--- GIVEN MATERIAL ---
******
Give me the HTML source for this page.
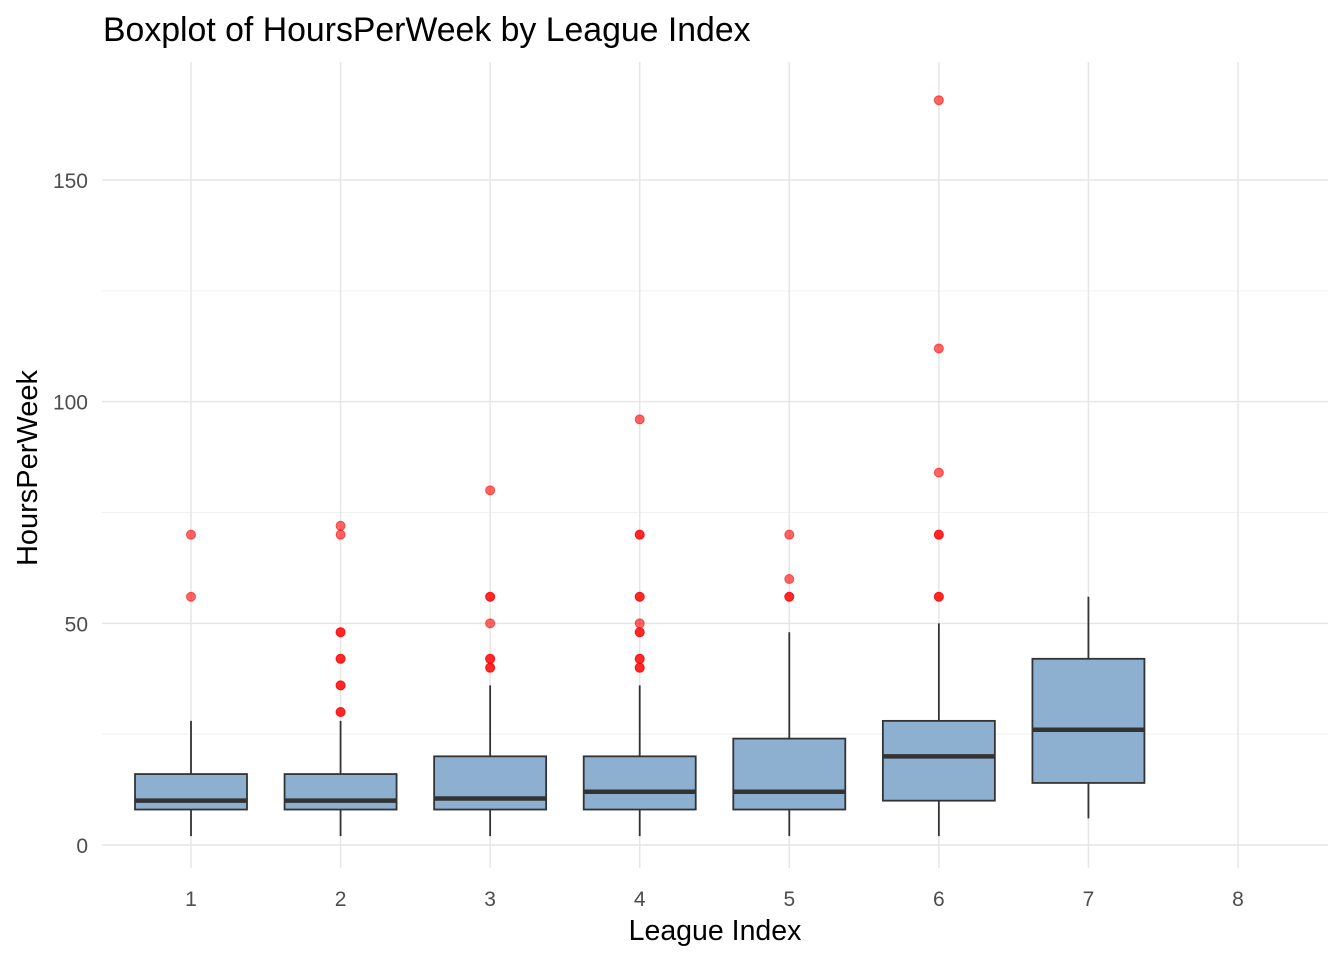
<!DOCTYPE html>
<html><head><meta charset="utf-8"><style>
body{margin:0;background:#fff;font-family:"Liberation Sans",Arial,sans-serif;}
</style></head><body>
<svg id="chart" width="1344" height="960" xmlns="http://www.w3.org/2000/svg">
<rect width="1344" height="960" fill="#fff"/>
<text x="103" y="41" font-size="33.8" fill="#000">Boxplot of HoursPerWeek by League Index</text>
<g id="grid"></g>
<g id="marks"></g>
<g id="axes"></g>
<text x="715" y="940" font-size="28.5" text-anchor="middle" fill="#000">League Index</text>
<text transform="translate(37,468) rotate(-90)" font-size="29" text-anchor="middle" fill="#000">HoursPerWeek</text>
</svg>
<script>
const categories=[1,2,3,4,5,6,7,8];
const whiskerLow=[2,2,2,2,2,2,6,null];
const q1=[8,8,8,8,8,10,14,null];
const median=[10,10,10.5,12,12,20,26,null];
const q3=[16,16,20,20,24,28,42,null];
const whiskerHigh=[28,28,36,36,48,50,56,null];
const outliers=[[56,70],[30,30,36,36,42,42,48,48,70,72],[40,40,42,42,50,56,56,80],[40,40,42,42,48,48,50,56,56,70,70,96],[56,56,60,70],[56,56,70,70,84,112,168],[],[]];
const yMajor=[0,50,100,150];
const yMinor=[25,75,125];

const NS="http://www.w3.org/2000/svg";
const L=102,R=1328,T=62,B=868;
const y=v=>845-v*(665/150);
const x=c=>191+(c-1)*(1047/7);
const bw=112;
function mk(parent,tag,attrs){const e=document.createElementNS(NS,tag);for(const k in attrs)e.setAttribute(k,attrs[k]);parent.appendChild(e);return e;}
const grid=document.getElementById('grid'),marks=document.getElementById('marks'),axes=document.getElementById('axes');
yMinor.forEach(v=>{const l=mk(grid,'line',{x1:L,x2:R,y1:y(v),y2:y(v),stroke:'#f0f0f0','stroke-width':1});

});
yMajor.forEach(v=>{const l=mk(grid,'line',{x1:L,x2:R,y1:y(v),y2:y(v),stroke:'#e6e6e6','stroke-width':1.5});


const t=mk(axes,'text',{x:88,y:y(v)+8,'font-size':21,'text-anchor':'end',fill:'#4d4d4d'});t.textContent=v;

});
categories.forEach((c,i)=>{const l=mk(grid,'line',{x1:x(c),x2:x(c),y1:T,y2:B,stroke:'#e6e6e6','stroke-width':1.5});


const t=mk(axes,'text',{x:x(c),y:906,'font-size':21,'text-anchor':'middle',fill:'#4d4d4d'});t.textContent=c;


if(q1[i]==null)return;
const g=mk(marks,'g',{});


mk(g,'line',{x1:x(c),x2:x(c),y1:y(whiskerLow[i]),y2:y(q1[i]),stroke:'#333','stroke-width':1.8});
mk(g,'line',{x1:x(c),x2:x(c),y1:y(q3[i]),y2:y(whiskerHigh[i]),stroke:'#333','stroke-width':1.8});
mk(g,'rect',{x:x(c)-bw/2,y:y(q3[i]),width:bw,height:y(q1[i])-y(q3[i]),fill:'#8eb0d0',stroke:'#333','stroke-width':1.8});
mk(g,'line',{x1:x(c)-bw/2,x2:x(c)+bw/2,y1:y(median[i]),y2:y(median[i]),stroke:'#333','stroke-width':4.5});
outliers[i].forEach(o=>{const p=mk(marks,'circle',{cx:x(c),cy:y(o),r:4.5,fill:'#ff0000','fill-opacity':0.6,stroke:'#ff0000','stroke-opacity':0.6});

});
});
</script>
</body></html>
******
--- WHAT THIS TASK INVOLVES ---
Write the listing out a second time exactly, dropping all images.

--- WRITTEN REPLY ---
Give me the HTML source for this page.
<!DOCTYPE html>
<html><head><meta charset="utf-8"><style>
body{margin:0;background:#fff;font-family:"Liberation Sans",Arial,sans-serif;}
</style></head><body>
<svg id="chart" width="1344" height="960" xmlns="http://www.w3.org/2000/svg">
<rect width="1344" height="960" fill="#fff"/>
<text x="103" y="41" font-size="33.8" fill="#000">Boxplot of HoursPerWeek by League Index</text>
<g id="grid"></g>
<g id="marks"></g>
<g id="axes"></g>
<text x="715" y="940" font-size="28.5" text-anchor="middle" fill="#000">League Index</text>
<text transform="translate(37,468) rotate(-90)" font-size="29" text-anchor="middle" fill="#000">HoursPerWeek</text>
</svg>
<script>
const categories=[1,2,3,4,5,6,7,8];
const whiskerLow=[2,2,2,2,2,2,6,null];
const q1=[8,8,8,8,8,10,14,null];
const median=[10,10,10.5,12,12,20,26,null];
const q3=[16,16,20,20,24,28,42,null];
const whiskerHigh=[28,28,36,36,48,50,56,null];
const outliers=[[56,70],[30,30,36,36,42,42,48,48,70,72],[40,40,42,42,50,56,56,80],[40,40,42,42,48,48,50,56,56,70,70,96],[56,56,60,70],[56,56,70,70,84,112,168],[],[]];
const yMajor=[0,50,100,150];
const yMinor=[25,75,125];

const NS="http://www.w3.org/2000/svg";
const L=102,R=1328,T=62,B=868;
const y=v=>845-v*(665/150);
const x=c=>191+(c-1)*(1047/7);
const bw=112;
function mk(parent,tag,attrs){const e=document.createElementNS(NS,tag);for(const k in attrs)e.setAttribute(k,attrs[k]);parent.appendChild(e);return e;}
const grid=document.getElementById('grid'),marks=document.getElementById('marks'),axes=document.getElementById('axes');
yMinor.forEach(v=>{const l=mk(grid,'line',{x1:L,x2:R,y1:y(v),y2:y(v),stroke:'#f0f0f0','stroke-width':1});

});
yMajor.forEach(v=>{const l=mk(grid,'line',{x1:L,x2:R,y1:y(v),y2:y(v),stroke:'#e6e6e6','stroke-width':1.5});


const t=mk(axes,'text',{x:88,y:y(v)+8,'font-size':21,'text-anchor':'end',fill:'#4d4d4d'});t.textContent=v;

});
categories.forEach((c,i)=>{const l=mk(grid,'line',{x1:x(c),x2:x(c),y1:T,y2:B,stroke:'#e6e6e6','stroke-width':1.5});


const t=mk(axes,'text',{x:x(c),y:906,'font-size':21,'text-anchor':'middle',fill:'#4d4d4d'});t.textContent=c;


if(q1[i]==null)return;
const g=mk(marks,'g',{});


mk(g,'line',{x1:x(c),x2:x(c),y1:y(whiskerLow[i]),y2:y(q1[i]),stroke:'#333','stroke-width':1.8});
mk(g,'line',{x1:x(c),x2:x(c),y1:y(q3[i]),y2:y(whiskerHigh[i]),stroke:'#333','stroke-width':1.8});
mk(g,'rect',{x:x(c)-bw/2,y:y(q3[i]),width:bw,height:y(q1[i])-y(q3[i]),fill:'#8eb0d0',stroke:'#333','stroke-width':1.8});
mk(g,'line',{x1:x(c)-bw/2,x2:x(c)+bw/2,y1:y(median[i]),y2:y(median[i]),stroke:'#333','stroke-width':4.5});
outliers[i].forEach(o=>{const p=mk(marks,'circle',{cx:x(c),cy:y(o),r:4.5,fill:'#ff0000','fill-opacity':0.6,stroke:'#ff0000','stroke-opacity':0.6});

});
});
</script>
</body></html>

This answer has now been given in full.